## Your goal
Begin with the line holding "Generate a component", end with the line holding "import * as", and repeat every line in between exactly, without pictures.

## Provided entries
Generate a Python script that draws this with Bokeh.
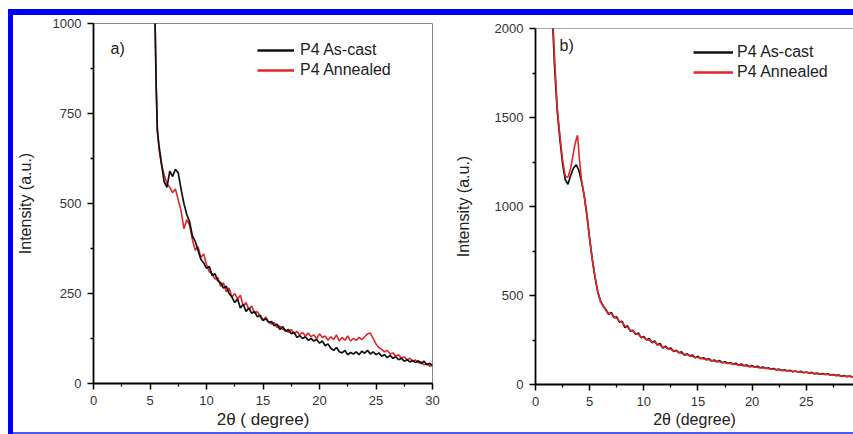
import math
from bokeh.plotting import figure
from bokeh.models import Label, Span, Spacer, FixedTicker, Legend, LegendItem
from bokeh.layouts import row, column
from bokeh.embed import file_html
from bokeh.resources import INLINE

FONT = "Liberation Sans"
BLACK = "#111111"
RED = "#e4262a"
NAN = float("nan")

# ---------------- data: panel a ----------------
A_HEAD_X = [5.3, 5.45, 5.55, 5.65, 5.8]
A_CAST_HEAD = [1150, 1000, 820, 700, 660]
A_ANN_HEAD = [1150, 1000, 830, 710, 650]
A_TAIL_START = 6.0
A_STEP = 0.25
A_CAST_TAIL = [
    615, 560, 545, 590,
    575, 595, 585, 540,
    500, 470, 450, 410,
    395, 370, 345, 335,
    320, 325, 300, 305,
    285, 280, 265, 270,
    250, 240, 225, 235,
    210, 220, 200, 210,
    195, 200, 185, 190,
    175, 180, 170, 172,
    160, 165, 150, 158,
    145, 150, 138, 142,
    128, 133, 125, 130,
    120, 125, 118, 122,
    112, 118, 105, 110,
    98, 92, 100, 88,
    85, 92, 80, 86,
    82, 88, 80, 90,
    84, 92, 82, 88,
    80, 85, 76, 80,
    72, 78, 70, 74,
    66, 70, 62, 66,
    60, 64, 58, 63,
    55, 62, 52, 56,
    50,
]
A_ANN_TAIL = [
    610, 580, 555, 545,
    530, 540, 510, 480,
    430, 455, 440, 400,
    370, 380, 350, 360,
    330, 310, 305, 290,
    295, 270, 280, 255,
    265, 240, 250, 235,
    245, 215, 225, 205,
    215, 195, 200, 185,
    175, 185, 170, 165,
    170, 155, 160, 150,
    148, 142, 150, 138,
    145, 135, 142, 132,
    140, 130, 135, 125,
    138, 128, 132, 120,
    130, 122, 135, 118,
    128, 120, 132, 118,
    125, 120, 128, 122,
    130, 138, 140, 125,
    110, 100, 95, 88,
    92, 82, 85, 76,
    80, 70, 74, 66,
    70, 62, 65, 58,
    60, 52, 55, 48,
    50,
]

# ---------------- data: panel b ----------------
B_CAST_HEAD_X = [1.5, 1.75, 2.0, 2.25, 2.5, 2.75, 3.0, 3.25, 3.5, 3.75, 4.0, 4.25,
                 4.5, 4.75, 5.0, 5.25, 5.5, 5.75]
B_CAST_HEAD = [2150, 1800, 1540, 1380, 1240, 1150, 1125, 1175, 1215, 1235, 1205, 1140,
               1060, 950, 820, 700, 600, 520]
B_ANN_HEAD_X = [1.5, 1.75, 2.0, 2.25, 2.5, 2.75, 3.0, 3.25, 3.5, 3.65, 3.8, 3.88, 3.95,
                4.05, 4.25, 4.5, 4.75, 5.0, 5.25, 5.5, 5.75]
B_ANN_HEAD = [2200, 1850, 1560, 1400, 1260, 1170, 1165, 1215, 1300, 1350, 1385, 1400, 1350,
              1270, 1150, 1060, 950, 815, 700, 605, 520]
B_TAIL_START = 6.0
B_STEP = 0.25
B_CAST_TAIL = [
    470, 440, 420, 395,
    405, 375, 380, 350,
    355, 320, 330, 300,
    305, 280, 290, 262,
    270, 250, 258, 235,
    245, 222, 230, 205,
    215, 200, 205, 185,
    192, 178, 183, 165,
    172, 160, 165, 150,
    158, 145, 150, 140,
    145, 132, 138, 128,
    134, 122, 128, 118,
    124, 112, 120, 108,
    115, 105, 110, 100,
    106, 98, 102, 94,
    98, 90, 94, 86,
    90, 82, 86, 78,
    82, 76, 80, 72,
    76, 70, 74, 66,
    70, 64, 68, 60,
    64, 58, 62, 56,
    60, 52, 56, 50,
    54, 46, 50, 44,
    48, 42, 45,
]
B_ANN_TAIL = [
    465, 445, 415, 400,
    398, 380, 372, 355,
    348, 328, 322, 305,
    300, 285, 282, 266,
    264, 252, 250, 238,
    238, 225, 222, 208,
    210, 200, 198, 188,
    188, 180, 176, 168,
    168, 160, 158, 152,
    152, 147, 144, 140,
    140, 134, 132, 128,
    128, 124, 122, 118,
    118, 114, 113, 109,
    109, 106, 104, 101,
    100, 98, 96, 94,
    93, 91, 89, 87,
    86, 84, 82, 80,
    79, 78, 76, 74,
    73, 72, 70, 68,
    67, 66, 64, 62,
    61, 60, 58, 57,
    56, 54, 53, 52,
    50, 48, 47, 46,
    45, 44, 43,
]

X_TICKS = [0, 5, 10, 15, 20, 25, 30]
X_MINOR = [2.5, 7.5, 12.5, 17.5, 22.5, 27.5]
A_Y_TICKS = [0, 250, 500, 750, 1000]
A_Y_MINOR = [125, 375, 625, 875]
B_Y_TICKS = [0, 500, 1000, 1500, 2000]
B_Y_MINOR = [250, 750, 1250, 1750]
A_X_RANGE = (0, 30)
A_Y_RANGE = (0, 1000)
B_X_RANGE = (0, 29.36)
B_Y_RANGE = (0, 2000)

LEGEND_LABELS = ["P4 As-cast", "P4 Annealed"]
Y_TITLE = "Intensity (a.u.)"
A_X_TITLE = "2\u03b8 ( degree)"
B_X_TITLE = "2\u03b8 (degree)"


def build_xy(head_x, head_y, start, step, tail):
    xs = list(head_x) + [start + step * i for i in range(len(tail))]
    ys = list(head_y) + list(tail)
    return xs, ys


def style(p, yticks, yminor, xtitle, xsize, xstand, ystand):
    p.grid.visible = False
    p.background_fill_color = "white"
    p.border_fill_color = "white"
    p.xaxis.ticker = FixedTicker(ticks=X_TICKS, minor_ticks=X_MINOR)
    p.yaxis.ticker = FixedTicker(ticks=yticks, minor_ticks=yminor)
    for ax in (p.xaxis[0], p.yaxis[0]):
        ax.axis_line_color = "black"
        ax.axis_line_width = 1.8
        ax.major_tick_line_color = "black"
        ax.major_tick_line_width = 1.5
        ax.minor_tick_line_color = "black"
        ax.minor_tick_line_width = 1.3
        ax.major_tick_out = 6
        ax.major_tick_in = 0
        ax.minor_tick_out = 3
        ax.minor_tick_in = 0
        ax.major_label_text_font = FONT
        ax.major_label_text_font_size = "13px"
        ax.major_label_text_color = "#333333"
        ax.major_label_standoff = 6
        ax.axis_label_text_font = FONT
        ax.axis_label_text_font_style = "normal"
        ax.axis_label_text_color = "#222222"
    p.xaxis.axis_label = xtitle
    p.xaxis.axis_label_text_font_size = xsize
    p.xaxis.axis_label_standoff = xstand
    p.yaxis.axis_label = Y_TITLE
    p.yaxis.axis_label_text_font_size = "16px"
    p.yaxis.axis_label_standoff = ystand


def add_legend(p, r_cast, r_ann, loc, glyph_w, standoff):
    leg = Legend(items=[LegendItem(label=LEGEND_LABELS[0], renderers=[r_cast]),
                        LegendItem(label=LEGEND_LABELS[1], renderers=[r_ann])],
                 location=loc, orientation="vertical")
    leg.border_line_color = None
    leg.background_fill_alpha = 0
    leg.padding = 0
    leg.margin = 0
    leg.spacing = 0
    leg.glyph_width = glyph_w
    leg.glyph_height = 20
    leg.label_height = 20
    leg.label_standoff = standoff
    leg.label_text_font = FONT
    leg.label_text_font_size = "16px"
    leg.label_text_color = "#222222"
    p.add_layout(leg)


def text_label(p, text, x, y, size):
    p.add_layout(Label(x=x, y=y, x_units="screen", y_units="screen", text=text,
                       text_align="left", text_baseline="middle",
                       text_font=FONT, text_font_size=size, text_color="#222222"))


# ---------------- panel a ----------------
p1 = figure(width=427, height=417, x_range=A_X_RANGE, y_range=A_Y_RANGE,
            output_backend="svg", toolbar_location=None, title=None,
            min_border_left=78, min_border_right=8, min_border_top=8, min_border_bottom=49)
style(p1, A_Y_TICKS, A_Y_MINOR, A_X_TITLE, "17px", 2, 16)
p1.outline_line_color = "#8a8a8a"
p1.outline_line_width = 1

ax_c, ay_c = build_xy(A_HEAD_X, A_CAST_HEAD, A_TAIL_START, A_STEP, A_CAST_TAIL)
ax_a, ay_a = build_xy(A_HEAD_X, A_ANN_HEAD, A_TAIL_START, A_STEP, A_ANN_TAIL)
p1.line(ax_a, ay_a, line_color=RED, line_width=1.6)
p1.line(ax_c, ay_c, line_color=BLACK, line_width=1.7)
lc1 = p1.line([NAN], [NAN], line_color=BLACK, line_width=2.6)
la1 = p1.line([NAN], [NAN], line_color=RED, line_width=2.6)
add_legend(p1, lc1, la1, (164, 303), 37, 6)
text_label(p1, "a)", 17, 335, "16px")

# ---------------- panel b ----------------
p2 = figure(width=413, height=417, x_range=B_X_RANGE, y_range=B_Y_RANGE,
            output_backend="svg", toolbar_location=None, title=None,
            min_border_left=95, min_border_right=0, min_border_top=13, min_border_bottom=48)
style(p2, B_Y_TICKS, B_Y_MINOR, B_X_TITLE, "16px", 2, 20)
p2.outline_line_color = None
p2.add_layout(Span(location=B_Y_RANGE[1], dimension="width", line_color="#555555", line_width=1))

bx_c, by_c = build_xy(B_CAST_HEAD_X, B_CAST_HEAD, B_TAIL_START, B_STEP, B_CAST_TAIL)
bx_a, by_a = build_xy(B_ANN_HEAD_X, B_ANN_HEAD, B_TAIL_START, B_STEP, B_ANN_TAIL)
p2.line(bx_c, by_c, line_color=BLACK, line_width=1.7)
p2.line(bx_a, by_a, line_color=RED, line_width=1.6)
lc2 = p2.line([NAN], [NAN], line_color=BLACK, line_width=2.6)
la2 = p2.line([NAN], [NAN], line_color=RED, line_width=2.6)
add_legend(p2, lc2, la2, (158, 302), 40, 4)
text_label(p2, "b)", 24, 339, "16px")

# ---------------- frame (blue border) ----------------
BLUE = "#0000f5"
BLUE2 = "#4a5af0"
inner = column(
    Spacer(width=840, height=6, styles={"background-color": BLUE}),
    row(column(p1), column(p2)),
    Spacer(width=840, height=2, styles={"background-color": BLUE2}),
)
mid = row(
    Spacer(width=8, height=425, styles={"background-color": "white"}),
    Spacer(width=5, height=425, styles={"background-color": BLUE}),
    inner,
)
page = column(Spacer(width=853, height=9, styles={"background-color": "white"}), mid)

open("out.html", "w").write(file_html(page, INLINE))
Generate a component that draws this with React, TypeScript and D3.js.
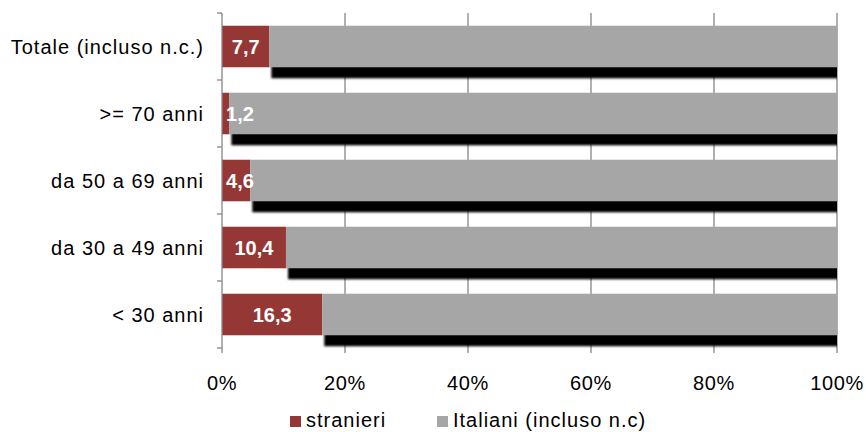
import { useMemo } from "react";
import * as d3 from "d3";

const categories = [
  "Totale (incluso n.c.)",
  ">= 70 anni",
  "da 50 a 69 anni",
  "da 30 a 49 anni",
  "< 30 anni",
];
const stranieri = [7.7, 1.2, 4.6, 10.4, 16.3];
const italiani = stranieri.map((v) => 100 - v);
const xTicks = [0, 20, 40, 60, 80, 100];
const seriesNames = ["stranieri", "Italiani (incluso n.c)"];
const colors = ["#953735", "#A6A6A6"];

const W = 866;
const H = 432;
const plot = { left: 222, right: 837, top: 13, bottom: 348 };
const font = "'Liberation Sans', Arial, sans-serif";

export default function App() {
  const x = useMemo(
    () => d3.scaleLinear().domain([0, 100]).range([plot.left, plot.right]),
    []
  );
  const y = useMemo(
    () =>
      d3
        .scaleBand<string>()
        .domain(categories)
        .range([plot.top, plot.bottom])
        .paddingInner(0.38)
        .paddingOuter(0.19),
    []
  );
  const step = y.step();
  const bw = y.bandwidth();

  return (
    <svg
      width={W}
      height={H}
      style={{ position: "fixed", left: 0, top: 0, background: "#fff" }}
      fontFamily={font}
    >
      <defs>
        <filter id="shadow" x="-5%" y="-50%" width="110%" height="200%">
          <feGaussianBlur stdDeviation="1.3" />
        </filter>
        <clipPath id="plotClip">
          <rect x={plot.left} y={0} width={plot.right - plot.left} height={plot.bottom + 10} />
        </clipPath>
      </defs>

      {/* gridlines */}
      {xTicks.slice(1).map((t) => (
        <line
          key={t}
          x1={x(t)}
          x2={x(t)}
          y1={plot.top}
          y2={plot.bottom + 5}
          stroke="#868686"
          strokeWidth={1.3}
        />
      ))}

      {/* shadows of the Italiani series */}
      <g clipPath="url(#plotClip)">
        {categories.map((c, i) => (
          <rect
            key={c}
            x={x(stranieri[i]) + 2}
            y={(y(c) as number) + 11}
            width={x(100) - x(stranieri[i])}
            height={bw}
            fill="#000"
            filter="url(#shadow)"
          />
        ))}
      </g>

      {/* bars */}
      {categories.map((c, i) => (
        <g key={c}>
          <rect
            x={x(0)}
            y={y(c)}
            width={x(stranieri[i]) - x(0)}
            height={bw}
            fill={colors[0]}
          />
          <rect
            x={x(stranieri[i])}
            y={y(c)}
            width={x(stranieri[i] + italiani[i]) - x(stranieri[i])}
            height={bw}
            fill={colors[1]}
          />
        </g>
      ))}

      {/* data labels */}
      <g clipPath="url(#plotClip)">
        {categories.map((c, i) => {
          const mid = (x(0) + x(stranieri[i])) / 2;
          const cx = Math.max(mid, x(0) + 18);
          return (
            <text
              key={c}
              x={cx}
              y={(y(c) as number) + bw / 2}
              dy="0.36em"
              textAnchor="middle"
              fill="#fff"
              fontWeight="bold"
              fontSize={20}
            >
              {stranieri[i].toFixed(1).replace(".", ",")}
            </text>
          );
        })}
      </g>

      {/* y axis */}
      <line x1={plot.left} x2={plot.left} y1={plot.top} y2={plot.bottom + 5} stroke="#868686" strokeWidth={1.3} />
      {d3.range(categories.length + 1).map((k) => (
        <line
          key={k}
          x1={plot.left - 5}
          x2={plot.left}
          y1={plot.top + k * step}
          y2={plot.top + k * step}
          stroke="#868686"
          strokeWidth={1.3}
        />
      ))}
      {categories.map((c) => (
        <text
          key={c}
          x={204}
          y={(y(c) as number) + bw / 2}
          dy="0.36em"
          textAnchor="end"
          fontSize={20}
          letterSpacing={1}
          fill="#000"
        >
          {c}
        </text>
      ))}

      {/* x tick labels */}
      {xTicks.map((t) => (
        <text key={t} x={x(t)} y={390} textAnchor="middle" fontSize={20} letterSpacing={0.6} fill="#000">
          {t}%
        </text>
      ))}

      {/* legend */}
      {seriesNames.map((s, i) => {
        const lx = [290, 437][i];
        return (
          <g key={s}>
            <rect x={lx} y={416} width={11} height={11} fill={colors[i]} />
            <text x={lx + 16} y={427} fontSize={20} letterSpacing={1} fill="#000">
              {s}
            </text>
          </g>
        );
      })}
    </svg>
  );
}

## Response
Generate a component that draws this with React, TypeScript and D3.js.
import { useMemo } from "react";
import * as d3 from "d3";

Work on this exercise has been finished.